When you cook for bodybuilding, you need to experiment with different seasonings to spice up the diet. When deep into a contest diet I hit the high low carb rotation. This is where you go three days low carb one day high carb, then back to low. When I do this I really see good results and start to peel off that unsightly fat.

To get totally shredded and dry for a contest, you have to get your lazy ass up and do some fucking cardio early in the morning before you even eat your first meal. I feel doing cardio in the morning is one of the best ways to get ready for a show. I try and get at least thirty minutes of cardio in before my first meal. Cardio plays a big part in your contest diet. Some people respond different to cardio, but the more I do the harder I get.

By the end of a diet I am up to around two hours of cardio a day. When doing this much cardio I break it up into three different fat burning sessions--one in the morning for thirty minutes, one after I train for sixty minutes, and one before bed for thirty more minutes. When I do my cardio I use cross training and interval training--I feel this works best for me.

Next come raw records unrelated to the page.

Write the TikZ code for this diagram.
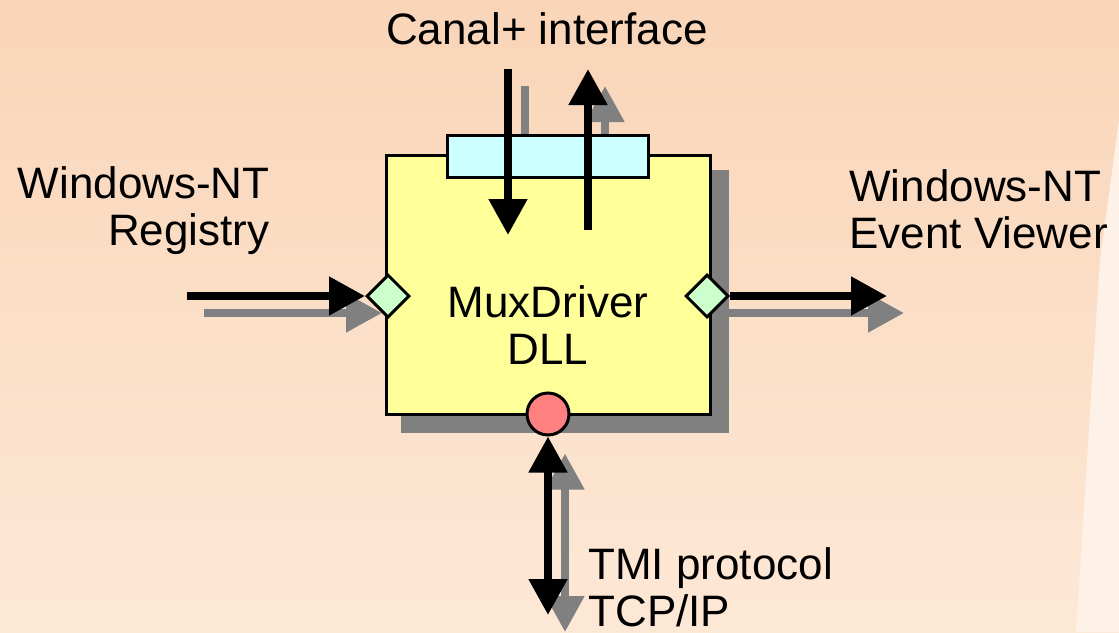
\documentclass[tikz,border=0pt]{standalone}
\usepackage{fontspec}
\setmainfont{Liberation Sans}
\usetikzlibrary{arrows.meta,positioning,shapes.geometric}

\definecolor{peachtop}{RGB}{249,213,184}
\definecolor{peachbot}{RGB}{253,232,214}
\definecolor{peachlight}{RGB}{254,242,232}
\definecolor{dllyellow}{RGB}{255,255,153}
\definecolor{ifcyan}{RGB}{204,255,255}
\definecolor{portgreen}{RGB}{204,255,204}
\definecolor{portred}{RGB}{255,128,128}
\definecolor{dropgray}{RGB}{128,128,128}

\pgfdeclarelayer{back}
\pgfdeclarelayer{drops}
\pgfsetlayers{back,drops,main}

\begin{document}
\begin{tikzpicture}[
    x=0.5pt, y=-0.5pt,
    txt/.style={inner sep=0pt, font=\fontsize{22}{23.5}\selectfont},
    module/.style={draw, line width=1.5pt, fill=dllyellow, minimum width=162pt, minimum height=129.5pt, inner sep=0pt},
    ifbar/.style={draw, line width=1.5pt, fill=ifcyan, minimum width=100.5pt, minimum height=21pt, inner sep=0pt},
    gport/.style={draw, diamond, aspect=1, line width=1.5pt, fill=portgreen, minimum size=21.5pt, inner sep=0pt},
    rport/.style={draw, circle, line width=1.5pt, fill=portred, minimum size=21pt, inner sep=0pt},
    link/.style={line width=4pt, -{Triangle[length=18pt,width=18.5pt]}},
    dlink/.style={line width=4pt, {Triangle[length=18pt,width=18.5pt]}-{Triangle[length=18pt,width=18.5pt]}},
    drop/.style={dropgray, draw=dropgray}
]
\useasboundingbox (0,0) rectangle (1119,632);

% background
\begin{pgfonlayer}{back}
\shade[top color=peachtop, bottom color=peachbot] (0,0) rectangle (1119,632);
\fill[peachlight] (1119,120) -- (1119,632) -- (1076,632) -- (1100,260) -- cycle;
\end{pgfonlayer}

% the DLL and its ports
\node[module] (dll) at (548,284.5) {};
\node[ifbar] (iface) at (547.5,156) {};
\node[gport] (regport) at (388,296) {};
\node[gport] (evport) at (707,296) {};
\node[rport] (tmiport) at (548,414) {};

% texts
\node[txt, anchor=base] (canal) at (547,44) {Canal+ interface};
\node[txt, align=right, anchor=east] (registry) at (270,211) {Windows-NT\\Registry};
\node[txt, align=left, anchor=west] (viewer) at (849,209) {Windows-NT\\Event Viewer};
\node[txt, align=center] (dllname) at (548,325) {MuxDriver\\DLL};
\node[txt, align=left, anchor=west] (tmi) at (588,587) {TMI protocol\\TCP/IP};

% free ends
\coordinate (inA) at (508,69);
\coordinate (inB) at (508,235);
\coordinate (outA) at (588,230);
\coordinate (outB) at (588,69);
\coordinate (regsrc) at (187,296);
\coordinate (evdst) at (887,296);
\coordinate (netend) at (548,615);

% connectors
\draw[link] (inA) -- (inB);
\draw[link] (outA) -- (outB);
\draw[link] (regsrc) -- (regport.west);
\draw[link] (evport.east) -- (evdst);
\draw[dlink] (tmiport.south) -- (netend);

% drop shadows
\begin{pgfonlayer}{drops}
\fill[drop] ([shift={(17,17)}]dll.north west) rectangle ([shift={(17,17)}]dll.south east);
\draw[link, drop] ([shift={(17,17)}]inA) -- ([shift={(17,17)}]inB);
\draw[link, drop] ([shift={(17,17)}]outA) -- ([shift={(17,17)}]outB);
\draw[link, drop] ([shift={(17,17)}]regsrc) -- ([shift={(17,17)}]regport.west);
\draw[link, drop] ([shift={(17,17)}]evport.center) -- ([shift={(17,17)}]evdst);
\draw[dlink, drop] ([shift={(17,17)}]tmiport.south) -- ([shift={(17,17)}]netend);
\end{pgfonlayer}
\end{tikzpicture}
\end{document}
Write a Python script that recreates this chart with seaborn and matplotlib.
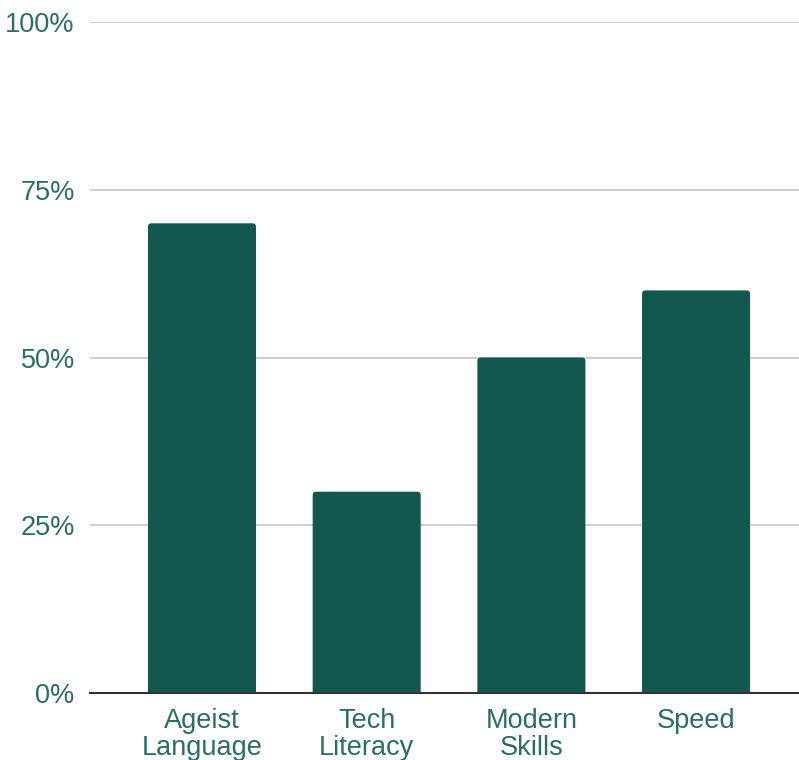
import matplotlib
matplotlib.use("Agg")
import matplotlib.pyplot as plt
import seaborn as sns
import pandas as pd
from matplotlib.patches import FancyBboxPatch
from matplotlib.ticker import FixedLocator

categories = ["Ageist\nLanguage", "Tech\nLiteracy", "Modern\nSkills", "Speed"]
values = [0.70, 0.30, 0.50, 0.60]
ytick_vals = [0, 0.25, 0.5, 0.75, 1.0]
ytick_labels = ["0%", "25%", "50%", "75%", "100%"]

bar_color = "#13584f"
text_color = "#2a6e66"

sns.set_theme(style="white")
plt.rcParams['font.family'] = ['Liberation Sans', 'DejaVu Sans']

df = pd.DataFrame({"cat": categories, "val": values})

fig = plt.figure(figsize=(7.99, 7.60), dpi=100)
ax = fig.add_axes([90/799, 67/760, 709/799, 671/760])

sns.barplot(data=df, x="cat", y="val", color=bar_color, saturation=1, width=0.656, ax=ax, zorder=3)

# rounded corners
px_x = 164.7
px_y = 671.0
for p in list(ax.patches):
    x, y = p.get_x(), p.get_y()
    w, h = p.get_width(), p.get_height()
    p.set_visible(False)
    r = 3.5 / px_x
    fb = FancyBboxPatch((x, y - 0.01), w, h + 0.01,
                        boxstyle=f"round,pad=0,rounding_size={r}",
                        mutation_aspect=px_x / px_y,
                        facecolor=bar_color, edgecolor="none", zorder=3)
    ax.add_patch(fb)

ax.set_xlim(-0.68, 3.625)
ax.set_ylim(0, 1.0)
ax.yaxis.set_major_locator(FixedLocator(ytick_vals))
ax.set_yticklabels(ytick_labels)
ax.set_xlabel("")
ax.set_ylabel("")

for s in ["top", "right", "left"]:
    ax.spines[s].set_visible(False)
ax.spines["bottom"].set_color("#333333")
ax.spines["bottom"].set_linewidth(1.5)
ax.spines["bottom"].set_zorder(5)

ax.grid(axis="y", color="#cccccc", linewidth=1.3, zorder=0)
ax.grid(axis="x", visible=False)
ax.set_axisbelow(True)

ax.tick_params(axis="y", length=0, pad=11, labelsize=19.5, labelcolor=text_color)
ax.tick_params(axis="x", length=0, pad=11, labelsize=19.5, labelcolor=text_color)
for lbl in ax.get_xticklabels():
    lbl.set_linespacing(1.05)

fig.savefig("out.png", dpi=100)
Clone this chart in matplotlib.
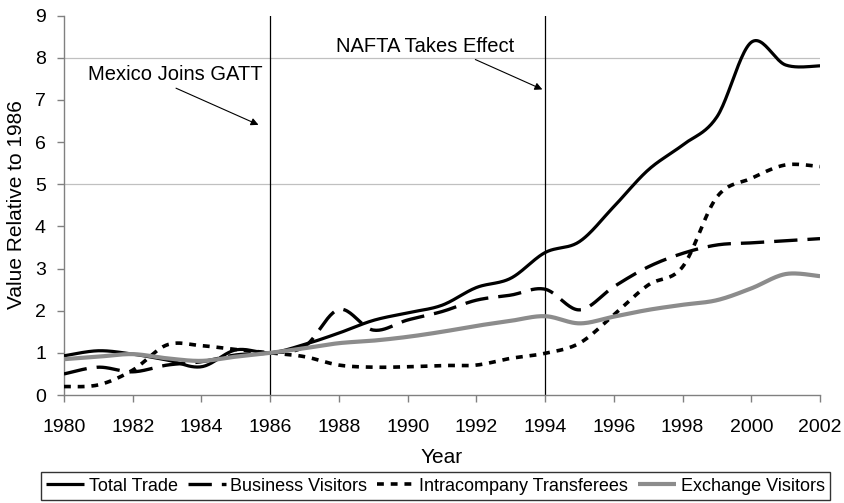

When losing fat and doing all the cardio you must try and stay hydrated. I take in at least two gallons of water per day while on a diet. When doing this it helps to keep all the pipes clean and move out all that unwanted waste. When training for the competition I have a tendency to lose some strength. This is normal when you lose weight and are not taking in lots of carbs.

One thing you must remember... You are a bodybuilder not a powerlifter. No one cares if you can bench seven hundred or one thirty five. All that matters is what you look like on stage. When I lift for a show I keep it simple. I do the basic core movements and some smaller isolation exercises. I don’t lift longer than one hour at a time. I feel if you can’t destroy a muscle group in one hour then you are just not hitting it hard enough, and probably bull shitting too much. I keep my reps around eight to twelve total sets per bodypart at twelve to fifteen.

When you do diet for a show and are true to your self you will be stoked no matter what place you get, because you will know you gave it your all and that is all that matters. So when the lights hit you right in the face and at that moment you will know you did everything you could do to get where you are. Bodybuilding is an individual lifestyle and a contest is won or lost off stage not on… It is decided long before the house lights shine.